San Francisco has benefited from the growth of nearby Silicon Valley. That metro area added 30,000 jobs in the past year.
San Francisco has benefited from the growth of nearby Silicon Valley. That metro area added 30,000 jobs in the past year.
Published Nov. 22, 2014

PALO ALTO, Calif. — Traffic these days is brutal on U.S. 101 between San Francisco and San Jose, choking the commute to Google, Facebook and hundreds of startups you've never heard of. This is the most frustrating gauge of just how hot Silicon Valley's economy is right now.

Out here it's easy to forget there was ever a Great Recession. The metro area that the 101 freeway bisects added 30,000 new jobs in the past year, a 3.5 percent increase from September 2013.
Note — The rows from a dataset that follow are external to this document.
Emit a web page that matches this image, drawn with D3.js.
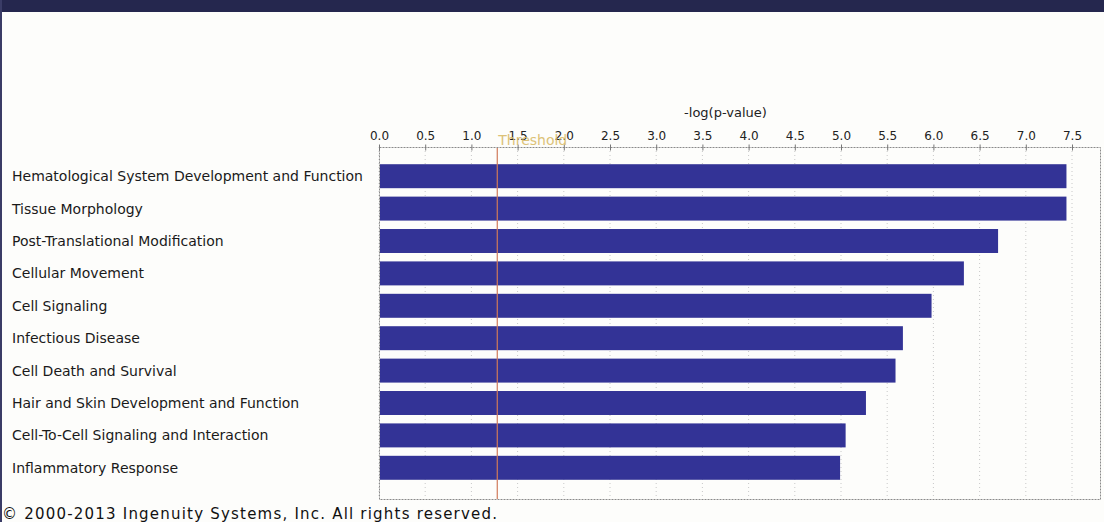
<!DOCTYPE html>
<html>
<head>
<meta charset="utf-8">
<script src="https://cdn.jsdelivr.net/npm/d3@7"></script>
<style>
html,body{margin:0;padding:0;background:#fdfdfb;}
svg{display:block;}
</style>
</head>
<body>
<svg id="chart" width="1104" height="522"></svg>
<script>
const categories = [
  "Hematological System Development and Function",
  "Tissue Morphology",
  "Post-Translational Modification",
  "Cellular Movement",
  "Cell Signaling",
  "Infectious Disease",
  "Cell Death and Survival",
  "Hair and Skin Development and Function",
  "Cell-To-Cell Signaling and Interaction",
  "Inflammatory Response"
];
const values = [7.44, 7.44, 6.70, 6.33, 5.98, 5.67, 5.59, 5.27, 5.05, 4.99];
const tickValues = [0, 0.5, 1, 1.5, 2, 2.5, 3, 3.5, 4, 4.5, 5, 5.5, 6, 6.5, 7, 7.5];
const threshold = 1.28;
const axisTitle = "-log(p-value)";
const thresholdLabel = "Threshold";
const footer = "\u00A9 2000-2013 Ingenuity Systems, Inc. All rights reserved.";

const svg = d3.select("#chart");
const font = "'DejaVu Sans', Verdana, sans-serif";

// background and header band
svg.append("rect").attr("x",0).attr("y",0).attr("width",1104).attr("height",522).attr("fill","#fdfdfb");
svg.append("rect").attr("x",0).attr("y",0).attr("width",1104).attr("height",12).attr("fill","#25274e");
svg.append("rect").attr("x",0).attr("y",0).attr("width",2).attr("height",522).attr("fill","#3a3c66");

const boxL = 379, boxR = 1100, boxT = 147, boxB = 499;
const x = d3.scaleLinear().domain([0, 7.5]).range([379, 1072]);
const y = d3.scaleBand().domain(categories).range([160, 484]).paddingInner(0.26).paddingOuter(0.13);

// grid lines
svg.append("g").selectAll("line").data(tickValues).join("line")
  .attr("x1", d => x(d)).attr("x2", d => x(d))
  .attr("y1", boxT).attr("y2", boxB)
  .attr("stroke", "#c8c8c8").attr("stroke-width", 1).attr("stroke-dasharray", "1,3");

// box
svg.append("rect").attr("x", boxL + 0.5).attr("y", boxT + 0.5)
  .attr("width", boxR - boxL).attr("height", boxB - boxT)
  .attr("fill", "none").attr("stroke", "#8a8a8a").attr("stroke-dasharray", "2,1");

// bars
svg.append("g").selectAll("rect").data(categories).join("rect")
  .attr("x", x(0) + 1)
  .attr("y", d => y(d))
  .attr("width", (d, i) => x(values[i]) - x(0) - 1)
  .attr("height", y.bandwidth())
  .attr("fill", "#333396");

// top axis
const axis = d3.axisTop(x).tickValues(tickValues).tickFormat(d3.format(".1f")).tickSize(4).tickPadding(4);
const ag = svg.append("g").attr("transform", `translate(0,${boxT + 0.5})`).call(axis);
ag.select(".domain").remove();
ag.selectAll(".tick line").attr("stroke", "#777").attr("y2", 3).attr("y1", -3);
ag.selectAll(".tick text").attr("font-family", font).attr("font-size", 12).attr("fill", "#222");

// axis title
svg.append("text").attr("x", x(3.75)).attr("y", 117).attr("text-anchor", "middle")
  .attr("font-family", font).attr("font-size", 13).attr("fill", "#222").text(axisTitle);

// threshold
svg.append("line").attr("x1", x(threshold)).attr("x2", x(threshold))
  .attr("y1", boxT + 1).attr("y2", boxB)
  .attr("stroke", "#d07a5a").attr("stroke-width", 1.2);
svg.append("text").attr("x", x(threshold) + 1).attr("y", 145).attr("text-anchor", "start")
  .attr("font-family", font).attr("font-size", 14).attr("fill", "#d9bc6a").attr("opacity", 0.9).text(thresholdLabel);

// category labels
svg.append("g").selectAll("text").data(categories).join("text")
  .attr("x", 12).attr("y", d => y(d) + y.bandwidth() / 2)
  .attr("dy", "0.35em")
  .attr("font-family", font).attr("font-size", 14).attr("fill", "#1a1a1a")
  .text(d => d);

// footer
svg.append("text").attr("x", 2).attr("y", 519)
  .attr("font-family", font).attr("font-size", 15).attr("fill", "#111")
  .attr("textLength", 495).attr("lengthAdjust", "spacing").text(footer);
</script>
</body>
</html>
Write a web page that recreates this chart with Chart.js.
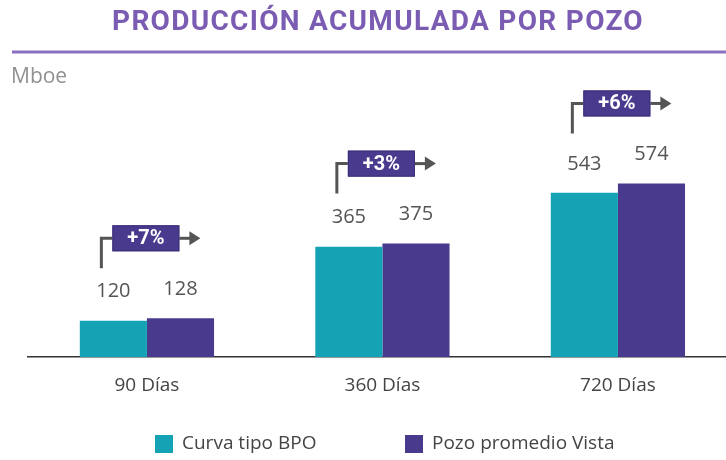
<!DOCTYPE html>
<html><head><meta charset="utf-8">
<script src="https://cdn.jsdelivr.net/npm/chart.js@4.4.1/dist/chart.umd.min.js"></script>
<style>html,body{margin:0;padding:0;background:#fff}#wrap{width:726px;height:460px;position:relative}</style>
</head><body><div id="wrap"><canvas id="c" width="726" height="460"></canvas></div>
<script>
const titleText = 'PRODUCCIÓN ACUMULADA POR POZO';
const unitText = 'Mboe';
const categories = ['90 Días', '360 Días', '720 Días'];
const seriesNames = ['Curva tipo BPO', 'Pozo promedio Vista'];
const curvaBPO = [120, 365, 543];
const pozoVista = [128, 375, 574];
const pctLabels = ['+7%', '+3%', '+6%'];

const TEAL = '#13a3b4';
const PURPLE = '#4a3a8e';
const FONT = "'Open Sans', 'Noto Sans', sans-serif";
const TFONT = "'Liberation Sans Narrow', 'Roboto', sans-serif";

const deco = {
  id: 'deco',
  afterDraw(chart) {
    const ctx = chart.ctx;
    const m0 = chart.getDatasetMeta(0), m1 = chart.getDatasetMeta(1);
    ctx.save();
    // title
    ctx.fillStyle = '#7b5cb3';
    ctx.font = "bold 28px " + TFONT;
    ctx.letterSpacing = '1.3px';
    ctx.textAlign = 'center'; ctx.textBaseline = 'middle';
    ctx.fillText(titleText, 378, 23);
    ctx.letterSpacing = '0px';
    // rule
    ctx.strokeStyle = '#8a70c2'; ctx.lineWidth = 3;
    ctx.beginPath(); ctx.moveTo(12, 52); ctx.lineTo(726, 52); ctx.stroke();
    // unit
    ctx.fillStyle = '#909090'; ctx.font = "21px " + FONT;
    ctx.textAlign = 'left'; ctx.fillText(unitText, 11, 77);
    // value labels
    ctx.fillStyle = '#555'; ctx.font = "20px " + FONT; ctx.textAlign = 'center';
    [m0, m1].forEach((m, di) => {
      m.data.forEach((bar, i) => {
        const v = chart.data.datasets[di].data[i].y;
        ctx.fillText(String(v), bar.x, bar.y - 29);
      });
    });
    // brackets
    m0.data.forEach((bar, i) => {
      const tx = bar.x;
      const py = m1.data[i].y;
      const cy = py - 80;
      const vx = tx - 12;
      const bl = tx - 1, bw = 67, bh = 26;
      ctx.strokeStyle = '#555'; ctx.lineWidth = 3;
      ctx.beginPath(); ctx.moveTo(vx, cy + 30); ctx.lineTo(vx, cy); ctx.lineTo(bl, cy); ctx.stroke();
      ctx.beginPath(); ctx.moveTo(bl + bw, cy); ctx.lineTo(bl + bw + 12, cy); ctx.stroke();
      ctx.fillStyle = '#555';
      ctx.beginPath(); ctx.moveTo(bl + bw + 10, cy - 7); ctx.lineTo(bl + bw + 21, cy); ctx.lineTo(bl + bw + 10, cy + 7); ctx.closePath(); ctx.fill();
      ctx.fillStyle = PURPLE; ctx.fillRect(bl, cy - bh / 2, bw, bh);
      ctx.strokeStyle = '#3a2d75'; ctx.lineWidth = 1; ctx.strokeRect(bl + 0.5, cy - bh / 2 + 0.5, bw - 1, bh - 1);
      ctx.fillStyle = '#fff'; ctx.font = "bold 20px " + TFONT; ctx.textAlign = 'center';
      ctx.fillText(pctLabels[i], bl + bw / 2, cy + 1);
    });
    // legend
    ctx.font = "19px " + FONT; ctx.textAlign = 'left';
    const items = [[155, TEAL], [405, PURPLE]];
    items.forEach(([x, col], k) => {
      ctx.fillStyle = col; ctx.fillRect(x, 435, 18, 18);
      ctx.fillStyle = '#444'; ctx.fillText(seriesNames[k], x + 27, 444);
    });
    ctx.restore();
  }
};

const toPts = arr => arr.map((y, i) => ({ x: i, y }));

new Chart(document.getElementById('c'), {
  type: 'bar',
  data: {
    datasets: [
      { label: seriesNames[0], data: toPts(curvaBPO), backgroundColor: TEAL },
      { label: seriesNames[1], data: toPts(pozoVista), backgroundColor: PURPLE }
    ]
  },
  options: {
    responsive: false, animation: false,
    categoryPercentage: 0.57, barPercentage: 1.0,
    layout: { padding: { left: 28, right: 0, top: 100, bottom: 43 } },
    plugins: { legend: { display: false }, tooltip: { enabled: false }, title: { display: false } },
    scales: {
      x: {
        type: 'linear', min: -0.505, max: 2.459, offset: false,
        grid: { display: false, drawTicks: false },
        border: { display: true, color: '#333', width: 1.5 },
        afterBuildTicks: s => { s.ticks = categories.map((c, i) => ({ value: i })); },
        afterFit: s => { s.height = 60; },
        ticks: { color: '#444', font: { family: FONT, size: 19 }, padding: 17, maxRotation: 0, autoSkip: false,
          callback: v => categories[v] }
      },
      y: { display: false, min: 0, max: 850 }
    }
  },
  plugins: [deco]
});
</script></body></html>
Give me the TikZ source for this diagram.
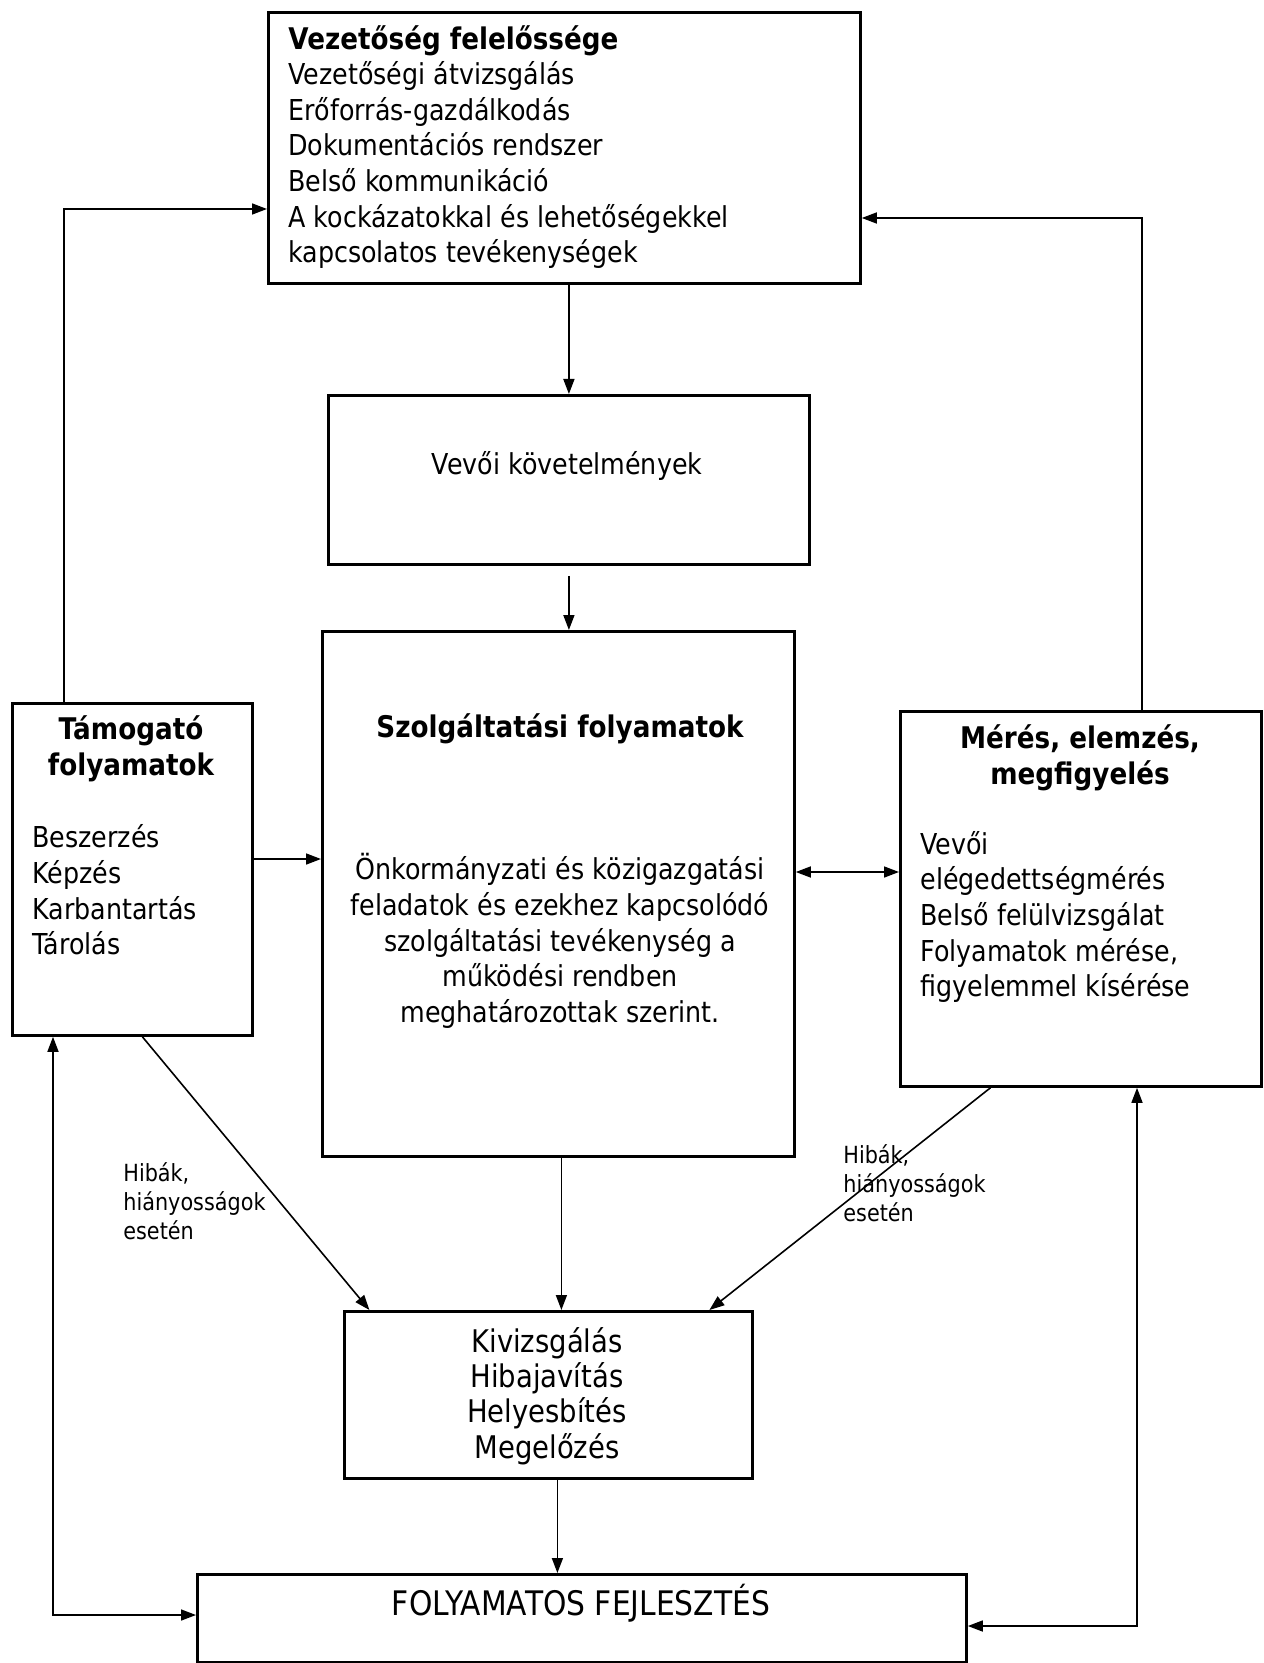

A similar story is playing out around the nation: Big metro areas are mostly booming after the recession, and everywhere else is still digging out.

As of this year's third quarter, according to a Brookings analysis of Moody's Analytics data, America's 100 largest metro areas were collectively 1.3 million jobs over their pre-recession peak. All the other parts of the country, combined, were still 300,000 jobs below peak. That's a 1.5 percent gain for the big metros and a 0.7 percent loss for everywhere else. The gap would be much wider if not for an oil- and gas-drilling bonanza that is lifting job growth in North Dakota and other largely rural areas.

Those diverging fortunes help explain why people in broad swaths of the country perceive that the recession, which ended officially in mid 2009, still hasn't loosened its grip on their lives.

"In an ideal world," said Joshua Lehner, an economist for the Oregon Office of Economic Analysis, "you'd have jobs for everyone that wanted them" — regardless of where they live.

It could be that this geographic jobs gap is a permanent feature in an economy increasingly driven by brainpower and innovation, an economy in which clustering smart people in relatively small areas appears to boost labor productivity. That's what the economists think at the Brookings Metropolitan Program.

Oddly enough, government budget cuts might be one driver of the disparity between big metro areas and everyone else. Smaller communities tend to have less diverse economies than major cities, Lehner said, and so when cuts force layoffs of teachers and civil servants, those smaller areas have fewer other jobs to cushion them. That's a factor in his state, Oregon, where Portland has gained back all its lost jobs, plus 2 percent, whereas the rest of the state is still 4 percent below its jobs peak.